Transformer: Overcomes the limitations of RNNs and enables parallel processing, making it the most widely used model in the NLP field today.

2.1 Advancements in Transformer Models

The transformer model effectively processes text by maximizing the relative relationships between each element of the input data through self-attention mechanisms. This leads to better performance, showing excellent results in various NLP tasks.

3. The Need for Embedding and Vectorization Techniques

Embedding is a method of transforming text data into high-dimensional vectors to compare semantic similarities. The purpose of this vectorization is to optimize the arrangement of data so that machine learning models can perform tasks such as classification, clustering, and searching.

3.1 Word2Vec and GloVe

Word2Vec and GloVe are two of the most widely used embedding techniques. Word2Vec excels in finding similar words by learning the relationships between words, while GloVe converts words into vectors based on statistical information.

3.1.1 Principles of Word2Vec

Word2Vec uses two models, ‘Skip-Gram’ and ‘Continuous Bag of Words (CBOW),’ to convert words into vectors. This process contributes to learning relationships between words from large amounts of text data.

from gensim.models import Word2Vec
sentences = [['I', 'am', 'proud', 'to', 'be', 'a', 'deeplearning', 'person'],
             ['Natural', 'language', 'processing', 'is', 'an', 'interesting', 'field']]
model = Word2Vec(sentences, vector_size=100, window=5, min_count=1, workers=4)

3.1.2 Principles of GloVe

GloVe generates word vectors by leveraging global statistical information. This makes the distances and relationships among words in vector space meaningful, producing more attractive results.

import numpy as np
import glove

glove_model = glove.Glove(no_components=100, learning_rate=0.05)
glove_model.fit(sentences, epochs=30, no_threads=4, verbose=True)
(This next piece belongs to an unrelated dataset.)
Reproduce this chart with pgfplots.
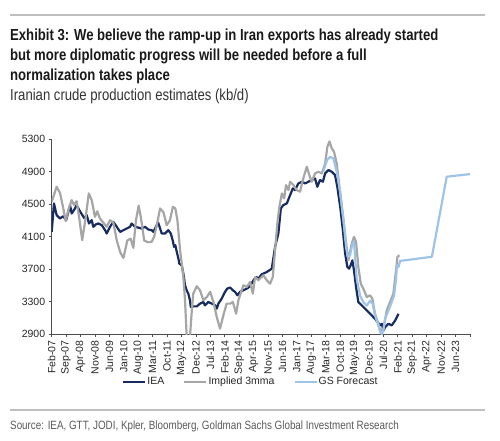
\documentclass[border=0pt]{standalone}
\usepackage{pgfplots}
\pgfplotsset{compat=1.18}
\usepackage{fontspec}
\setmainfont{Liberation Sans}
\newfontfamily\narrow[FakeStretch=0.82]{Liberation Sans}
\definecolor{ieanavy}{HTML}{172B5F}
\definecolor{impgrey}{HTML}{A6A6A6}
\definecolor{gsblue}{HTML}{9DC3E6}
\definecolor{rulegrey}{HTML}{BFBFBF}

\pgfplotstableread{
m v
0 4157
1.1 4507
2.4 4363
4.0 4322
5.6 4350
7.0 4300
8.1 4404
8.9 4486
9.7 4383
11.3 4445
12.1 4486
13.5 4420
15.8 4326
17 4363
18.1 4260
19.4 4301
20.2 4219
21.5 4250
22.6 4260
24.3 4240
25.9 4178
26.7 4137
28.3 4219
29.9 4280
31.6 4219
33.2 4157
34.8 4178
36.4 4198
38 4219
38.8 4260
40.4 4219
42 4210
43.7 4198
45.3 4219
46.9 4186
48.5 4178
49.3 4157
51 4240
51.7 4268
53.4 4137
55 4137
56.6 4178
57.8 4137
58.7 4055
59.4 3972
60 3993
60.7 3910
61.5 3829
61.9 3767
63.1 3746
63.9 3644
64.7 3500
65.5 3438
66.3 3397
67.1 3315
67.5 3232
68.7 3240
70.4 3240
72 3274
73.6 3294
74.4 3253
76 3294
77.7 3274
79.3 3253
80.1 3212
80.9 3274
82.5 3336
84.1 3418
85.2 3459
86.6 3472
87.9 3438
89 3418
90.1 3377
91.4 3418
93 3438
94.7 3459
96.3 3488
97.9 3562
99.2 3603
100.3 3582
101.9 3634
104.4 3663
106.8 3704
108.4 3972
110 4137
111.2 4445
112.4 4486
114.1 4507
115.7 4610
117 4692
118.1 4671
119.7 4753
121.4 4774
123 4753
124.6 4774
126.2 4795
127.8 4815
128.9 4712
130.2 4795
131.6 4774
132.7 4877
134.3 4918
135.9 4897
137.5 4856
138.6 4712
140 4466
141.3 4178
142.4 3890
143.5 3725
144.3 3704
145.1 3746
145.9 3807
146.7 3684
147.7 3478
148.8 3293
150.5 3252
152.1 3211
153.7 3170
155.3 3129
156.9 3088
158.5 3034
159.4 3006
160.2 3026
161 2944
161.8 2985
163.4 3026
165 3006
166.7 3067
168.3 3149
}\ieadata

\pgfplotstableread{
m v
0 4527
2.4 4712
4.0 4640
5.6 4450
6.8 4290
8.1 4430
9.7 4548
10.8 4490
12.1 4535
13.4 4320
14.8 4055
16.3 4300
18 4630
19.4 4548
21 4342
22.1 4410
23.4 4322
24.7 4280
26.7 4219
28.3 4300
29.9 4270
31.6 4050
33.2 3910
34.8 3835
36.7 4050
38.3 4075
39.6 3960
40.9 4300
42.2 4480
43.3 4330
44.9 4050
46.7 4030
48.5 4034
49.7 4096
51 4240
52.6 4445
54.2 4400
55.8 4240
57.4 4301
58.8 4466
60 4445
61 4301
62.3 3931
63.9 3603
64.7 3315
65.5 2870
66.3 2860
67.1 2870
68 3191
68.7 3397
70.4 3488
72 3438
73.6 3315
75.3 3356
76.9 3418
78.5 3294
80.1 3109
81.7 2966
83.3 3130
84.9 3274
86.6 3274
87.9 3294
89.5 3150
90.6 3315
93 3500
94.7 3479
96.3 3541
97.6 3397
98.7 3602
100.3 3561
102.7 3622
104.4 3561
106 3519
107.3 3602
108.4 3931
109.5 4260
110.5 4466
111.7 4630
112.8 4569
113.7 4733
114.9 4671
115.7 4774
117.3 4733
118.9 4671
120.5 4651
122.1 4815
123.8 4959
125 4856
126.2 4774
127.8 4877
129.4 4897
131.1 4877
132.7 5000
133.8 5206
134.8 5270
135.9 5185
137 5144
138.3 5000
140 4630
141.6 4301
142.9 4013
144 3808
145.6 4013
146.7 4096
147.7 4034
148.8 3725
150 3519
151.6 3437
152.9 3355
154.5 3376
155.6 3335
156.9 3149
158.5 3026
159.4 2944
161 2965
162.6 3190
164.2 3293
165.8 3396
167.1 3684
167.8 3849
168.7 3870
}\impdata

\pgfplotstableread{
m v
131.8 4900
133.6 5040
135.1 5080
136.7 5060
138.3 4900
140 4650
141.6 4300
142.9 3960
143.7 3850
144.8 3870
145.8 4000
146.7 4040
148 3580
149.7 3370
151.3 3290
152.9 3250
154.5 3310
155.8 3270
156.9 3130
158.5 3007
159.4 2925
160.2 2900
161 2945
161.8 3090
163.4 3190
165 3290
166.2 3380
167.2 3600
167.5 3746
168.3 3726
169.1 3800
184.5 3850
191.7 4836
203 4868
}\gsdata

\begin{document}
\begin{tikzpicture}[x=1pt,y=1pt]
\useasboundingbox (0,0) rectangle (500,440);
\draw[rulegrey, line width=1.5pt] (10,425) -- (485,425);
\draw[rulegrey, line width=1.2pt] (10,30) -- (485,30);
\begin{scope}[every node/.style={anchor=base west, inner sep=0pt, text=black!90}]
\node[font=\narrow\bfseries\fontsize{16}{20}\selectfont] at (10,399.3) {Exhibit 3: We believe the ramp-up in Iran exports has already started};
\node[font=\narrow\bfseries\fontsize{16}{20}\selectfont] at (10,379.3) {but more diplomatic progress will be needed before a full};
\node[font=\narrow\bfseries\fontsize{16}{20}\selectfont] at (10,359.3) {normalization takes place};
\node[font=\narrow\fontsize{16}{20}\selectfont, text=black!80] at (10,339.3) {Iranian crude production estimates (kb/d)};
\node[font=\narrow\fontsize{12}{14}\selectfont, text=black!65] at (10,10.7) {Source: IEA, GTT, JODI, Kpler, Bloomberg, Goldman Sachs Global Investment Research};
\end{scope}
\begin{axis}[
  at={(51.7pt,106pt)}, anchor=south west,
  scale only axis, width=418.3pt, height=195pt,
  xmin=0, xmax=203, ymin=2900, ymax=5300,
  axis x line*=bottom, axis y line*=left,
  axis line style={black!70, line width=0.8pt},
  tick style={black!70, line width=0.8pt},
  tick align=outside, major tick length=3pt,
  ytick={2900,3300,3700,4100,4500,4900,5300},
  xtick={0,7,...,203},
  xticklabels={Feb-07,Sep-07,Apr-08,Nov-08,Jun-09,Jan-10,Aug-10,Mar-11,Oct-11,May-12,Dec-12,Jul-13,Feb-14,Sep-14,Apr-15,Nov-15,Jun-16,Jan-17,Aug-17,Mar-18,Oct-18,May-19,Dec-19,Jul-20,Feb-21,Sep-21,Apr-22,Nov-22,Jun-23,{}},
  xticklabel style={rotate=90, anchor=east, font=\fontsize{10.5}{12}\selectfont, text=black!85},
  yticklabel style={font=\fontsize{10.5}{12}\selectfont, text=black!85},
  /pgf/number format/.cd, 1000 sep={}, assume math mode=true,
  /pgfplots/.cd,
  legend columns=3,
  legend style={draw=none, fill=none, at={(axis description cs:0.475,-0.245)}, anchor=center,
    font=\fontsize{10.5}{12}\selectfont, text=black!85,
    /tikz/every even column/.append style={column sep=18pt},
    nodes={inner sep=1pt}},
  legend image code/.code={\draw[#1] (0pt,0pt) -- (22pt,0pt);},
  every axis plot/.append style={line width=2.2pt, line join=round},
]
\addplot[ieanavy] table[x=m,y=v] {\ieadata};
\addlegendentry{IEA}
\addplot[impgrey] table[x=m,y=v] {\impdata};
\addlegendentry{Implied 3mma}
\addplot[gsblue] table[x=m,y=v] {\gsdata};
\addlegendentry{GS Forecast}
\end{axis}
\end{tikzpicture}
\end{document}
4. Embedding Search Using Faiss

Faiss (Facebook AI Similarity Search) is a library for efficient similarity search, enabling fast and accurate searches using large-scale embedding vectors. Faiss provides various indexing structures and distance measurement methods to prevent performance degradation during high-dimensional vector searches.

4.1 Features of Faiss

Fast search speeds in large-scale datasets
Ability to understand proximity and similarity searches in vector space
Various indexing methods provided (Flat, IVF, HNSW, etc.)

4.2 Installing and Using Faiss

!pip install faiss-cpu
import faiss
import numpy as np

# Data generation
d = 64                           # Dimensions
nb = 100000                      # Number of database vectors
nq = 10000                       # Number of query vectors
np.random.seed(1234)            # Fix random seed
xb = np.random.random((nb, d)).astype('float32')  # Sample database
xq = np.random.random((nq, d)).astype('float32')  # Query data

5. Building an Embedding Search Engine

Now let’s look at how to combine Faiss and deep learning-based embeddings to create a semantic search engine. In the next steps, we will generate embedding vectors using external datasets and explore how to search for those vectors with Faiss.

5.1 Data Collection and Preparation

Datasets for natural language processing can be collected from the internet or public databases. For example, you can gather various document samples from Korean news articles, SNS posts, blog articles, etc.

5.2 Data Preprocessing

The acquired data must be processed through text preprocessing to make it suitable for NLP models. The main preprocessing procedures are as follows:

Lowercasing
Removing punctuation and special characters
Removing stop words
Stemming or Lemmatization

5.3 Generating Embedding Vectors

Using the preprocessed data, create embedding vectors for each document using either the Word2Vec or GloVe model. The generated vectors will then be prepared for addition to the Faiss index.

# After embedding generation
embedding_vector = model.wv['Natural']

5.4 Adding to Faiss Index and Performing Search

Now, we can add the generated embedding vectors to the Faiss index and execute a fast search.

# Creating Faiss index and adding vectors
index = faiss.IndexFlatL2(d)  # Using L2 distance
index.add(xb)                  # Adding database vectors

k = 5                          # Searching for nearest neighbors
D, I = index.search(xq, k)     # Performing the search

5.5 Interpreting Similarity Results

The indices and distances obtained from the search results from Faiss help to identify the documents most similar to the user-requested query. This allows users to easily find information that meets their needs.

6. Conclusion and Applications

Building an embedding search engine using deep learning-enabled natural language processing and Faiss is a highly effective way to explore information based on the semantic similarities of natural language data. These technologies are used in various fields and are widely applied in information retrieval, recommendation systems, sentiment analysis, and more. In the future, these technologies will continue to evolve and contribute to solving various problems in our society.

By implementing semantic search using deep learning and Faiss, confirm the value and potential of data and strive to address more challenges in the future.